The first two report the expected number of 512-byte records read, but the last can only read 11667816, not the twice 299880788 plus 8 expected. Sure enough, the output of dmesg now shows I/O failures. After closing in on the fault with ever shorter reads, we find that only records 11667816 to 11667823 inclusive are defective; all later ones are still good. In fact, dmesg is reporting problems with logical block 1458477; 11667816 is 8 x 1458477, so as far as dmesg is concerned, there is just a single faulty block of 4096 bytes.

But what files are affected? We can read every directory and file on the third partition in various ways. The following should do:

> find /media/hdd3 -type f -exec wc -l {} \; | wc -l
74558

dmesg shows no new errors, so there are 74558 files in the partition and the damaged sectors are not part of any of them.

The way is clear to begin copying the files to another disk. Sneakernet with USB sticks would be very tedious, so can we send them over the network to my main machine? Attach a CAT 5 cable, and ping my broadband router. Works! I didn't have to configure anything! The laptop has been assigned the address 192.168.0.160 by DHCP. (Remember what it was like just a few years ago?) I don't suppose Live Ubuntu runs NFS by default...

> ps ax | grep nfsd
1234   pts/1   S+   0:00 grep --color=auto nfsd

Nope, no NFS daemons running. Can we install it? Indeed, and via the GUI too. Just start Ubuntu Software, search for "nfs", click "Show 15 extra technical items" and select nfs-kernel-server. Click the install button, and it is soon up and running.
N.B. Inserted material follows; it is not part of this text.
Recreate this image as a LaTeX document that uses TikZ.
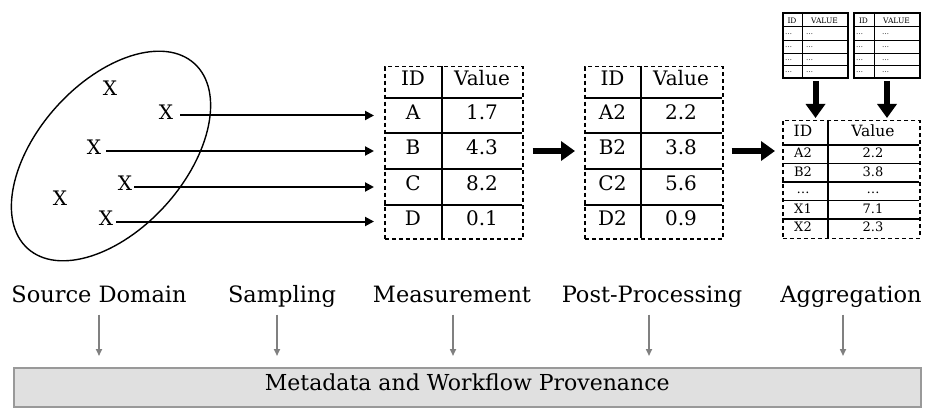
\documentclass[tikz,border=0pt]{standalone}
\usepackage{fontspec}
\setmainfont{DejaVu Serif}
\usetikzlibrary{arrows.meta,shapes.geometric}
\begin{document}
\begin{tikzpicture}[x=1pt,y=-1pt,
  cell/.style={inner sep=0pt,text height=0.73em,text depth=0pt,font=\fontsize{20}{24}\selectfont},
  cellsm/.style={cell,font=\fontsize{15.5}{18}\selectfont},
  cellxs/.style={cell,font=\fontsize{13}{15}\selectfont},
  cellmini/.style={cell,font=\fontsize{7.5}{9}\selectfont},
  dotmini/.style={inner sep=0pt,anchor=west,font=\fontsize{7}{8}\selectfont},
  tbl/.style={draw,dash pattern=on 4pt off 3pt,line width=1.5pt,inner sep=0pt,anchor=north west},
  minitbl/.style={draw,line width=2pt,inner sep=0pt,anchor=north west},
  gridline/.style={line width=1.5pt},
  minigrid/.style={line width=1pt},
  xmark/.style={inner sep=1pt,text height=0.73em,text depth=0pt,font=\fontsize{20}{24}\selectfont},
  thinarrow/.style={line width=2pt,-{Triangle[length=9pt,width=9pt]}},
  thickarrow/.style={line width=6pt,-{Triangle[length=14pt,width=19pt]}},
  grayarrow/.style={draw=black!50,line width=1.6pt,-{Triangle[length=7pt,width=6pt]}},
  stage/.style={inner sep=0pt,anchor=base,text depth=0.24em,font=\fontsize{22.5}{26}\selectfont},
]
\useasboundingbox (0,0) rectangle (934,409);

% ---- Source domain ----
\node[ellipse,draw,line width=1.4pt,minimum width=249pt,minimum height=147pt,rotate=48] (dom) at (111,156) {};
\node[xmark] (x1) at (110,92) {X};
\node[xmark] (x2) at (166,115.5) {X};
\node[xmark] (x3) at (94,151) {X};
\node[xmark] (x4) at (125,187) {X};
\node[xmark] (x5) at (60,202) {X};
\node[xmark] (x6) at (106,221.5) {X};

% ---- Table 1 ----
\node[tbl,minimum width=138pt,minimum height=172pt] (t1) at (384,66) {};
\foreach \yy in {98,133,169,205} \draw[gridline] (384,\yy) -- (522,\yy);
\draw[gridline] (442,66) -- (442,238);
\node[cell] (t1h1) at (413,82) {ID};
\node[cell] (t1h2) at (482,82) {Value};
\node[cell] (t1a) at (413,115.5) {A};
\node[cell] (t1av) at (482,115.5) {1.7};
\node[cell] (t1b) at (413,151) {B};
\node[cell] (t1bv) at (482,151) {4.3};
\node[cell] (t1c) at (413,187) {C};
\node[cell] (t1cv) at (482,187) {8.2};
\node[cell] (t1d) at (413,221.5) {D};
\node[cell] (t1dv) at (482,221.5) {0.1};

% sampling arrows
\draw[thinarrow,shorten <=6pt,shorten >=10pt] (x2.east) -- (x2.east -| t1.west);
\draw[thinarrow,shorten <=4pt,shorten >=10pt] (x3.east) -- (x3.east -| t1.west);
\draw[thinarrow,shorten <=1pt,shorten >=10pt] (x4.east) -- (x4.east -| t1.west);
\draw[thinarrow,shorten <=2pt,shorten >=10pt] (x6.east) -- (x6.east -| t1.west);

% ---- Table 2 ----
\node[tbl,minimum width=138pt,minimum height=172pt] (t2) at (584,66) {};
\foreach \yy in {98,133,169,205} \draw[gridline] (584,\yy) -- (722,\yy);
\draw[gridline] (641,66) -- (641,238);
\node[cell] (t2h1) at (612.5,82) {ID};
\node[cell] (t2h2) at (681,82) {Value};
\node[cell] (t2a) at (612.5,115.5) {A2};
\node[cell] (t2av) at (681,115.5) {2.2};
\node[cell] (t2b) at (612.5,151) {B2};
\node[cell] (t2bv) at (681,151) {3.8};
\node[cell] (t2c) at (612.5,187) {C2};
\node[cell] (t2cv) at (681,187) {5.6};
\node[cell] (t2d) at (612.5,221.5) {D2};
\node[cell] (t2dv) at (681,221.5) {0.9};

\draw[thickarrow,shorten <=9pt,shorten >=9pt] (t1.east |- t1b) -- (t2.west |- t1b);

% ---- Table 3 (aggregated) ----
\node[tbl,minimum width=137pt,minimum height=117.5pt] (t3) at (782,120) {};
\foreach \yy in {145,163.5,182,200.5,219} \draw[gridline] (782,\yy) -- (919,\yy);
\draw[gridline] (828,120) -- (828,237.5);
\node[cellsm] (t3h1) at (803,132.5) {ID};
\node[cellsm] (t3h2) at (873,132.5) {Value};
\node[cellxs] (t3a) at (803,154.25) {A2};
\node[cellxs] (t3av) at (873,154.25) {2.2};
\node[cellxs] (t3b) at (803,172.75) {B2};
\node[cellxs] (t3bv) at (873,172.75) {3.8};
\node[cellxs,text height=0.45em] (t3c) at (803,191.25) {\dots};
\node[cellxs,text height=0.45em] (t3cv) at (873,191.25) {\dots};
\node[cellxs] (t3x) at (803,209.75) {X1};
\node[cellxs] (t3xv) at (873,209.75) {7.1};
\node[cellxs] (t3y) at (803,228.25) {X2};
\node[cellxs] (t3yv) at (873,228.25) {2.3};

\draw[thickarrow,shorten <=8pt,shorten >=7pt] (t2.east |- t2b) -- (t3.west |- t2b);

% ---- mini tables ----
\node[minitbl,minimum width=65pt,minimum height=65pt] (ma) at (782,12) {};
\foreach \yy in {27,41,54,66} \draw[minigrid] (782,\yy) -- (847,\yy);
\draw[minigrid] (802,12) -- (802,77);
\node[cellmini] (mah1) at (792,19.5) {ID};
\node[cellmini] (mah2) at (824.5,19.5) {VALUE};
\foreach \yy/\k in {34/1,47.5/2,60/3,72/4} {
  \node[dotmini] (ma\k l) at (785,\yy) {\dots};
  \node[dotmini] (ma\k r) at (806,\yy) {\dots};
}

\node[minitbl,minimum width=66pt,minimum height=65pt] (mb) at (853,12) {};
\foreach \yy in {27,41,54,66} \draw[minigrid] (853,\yy) -- (919,\yy);
\draw[minigrid] (874,12) -- (874,77);
\node[cellmini] (mbh1) at (863.5,19.5) {ID};
\node[cellmini] (mbh2) at (896.5,19.5) {VALUE};
\foreach \yy/\k in {34/1,47.5/2,60/3,72/4} {
  \node[dotmini] (mb\k l) at (856,\yy) {\dots};
  \node[dotmini] (mb\k r) at (882,\yy) {\dots};
}

\draw[thickarrow,shorten <=2pt,shorten >=2pt] (ma.south) -- (ma.south |- t3.north);
\draw[thickarrow,shorten <=2pt,shorten >=2pt] (mb.south) -- (mb.south |- t3.north);

% ---- stage labels ----
\node[stage] (s1) at (99,302) {Source Domain};
\node[stage] (s2) at (282,302) {Sampling};
\node[stage] (s3) at (452,302) {Measurement};
\node[stage] (s4) at (652,302) {Post-Processing};
\node[stage] (s5) at (851,302) {Aggregation};

% ---- provenance box ----
\node[draw=black!40,fill=black!12,line width=1.5pt,inner sep=0pt,anchor=north west,
      minimum width=907pt,minimum height=39pt] (prov) at (13,367) {};
\node[inner sep=0pt,text height=0.73em,text depth=0pt,font=\fontsize{22}{26}\selectfont] (provtxt) at (prov.center) {Metadata and Workflow Provenance};

\foreach \s/\dx in {s1/0,s2/-5,s3/1,s4/-3,s5/-8}
  \draw[grayarrow,shorten <=10pt,shorten >=11pt] ([xshift=\dx pt]\s.south) -- ([xshift=\dx pt]\s.south |- prov.north);
\end{tikzpicture}
\end{document}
You hardly notice that you are running a live DVD! Of course, it is necessary to tell NFS what to export:

> sudo vi /etc/exports
... append the following line:

192.168.0.0/24 /media/hdd3(ro,async)

> sudo /etc/init.d/nfs-kernel-server restart

Now go to chikwawa, my main machine running OpenSUSE at the time, and try to mount the laptop partition:

> sudo mount -t nfs 192.168.0.160:/media/hdd3 /media/otherpar
password:
> df
...
192.168.0.160:/media/hdd3
                     299880960  67126528 232754432  23% /media/otherpar

Yay, works! The block counts are slightly different from those given by the same command on the laptop, but I'm just going to ignore that. The way is clear to copy the files to a partition with plenty of spare space on chikwawa.

> mkdir /user/noback/laptopp3
> cd /media/otherpar
> cp -ip -r * /user/noback/laptopp3
...runs, but more than fifty messages like this:
cp: cannot stat `Guest/Music': Stale NFS file handle
cp: cannot stat `Guest/ntuser.dat': Stale NFS file handle

Afterwards, it is clear from the space used that the copy is incomplete. Strange... I didn't reboot the laptop or restart NFS, and Ubuntu isn't touching the files on the source partition. Delete the partial copy and run the whole thing again... and this time it worked! A check showed that the right number of files had been copied, and there were no error messages. Some sort of bug, no doubt.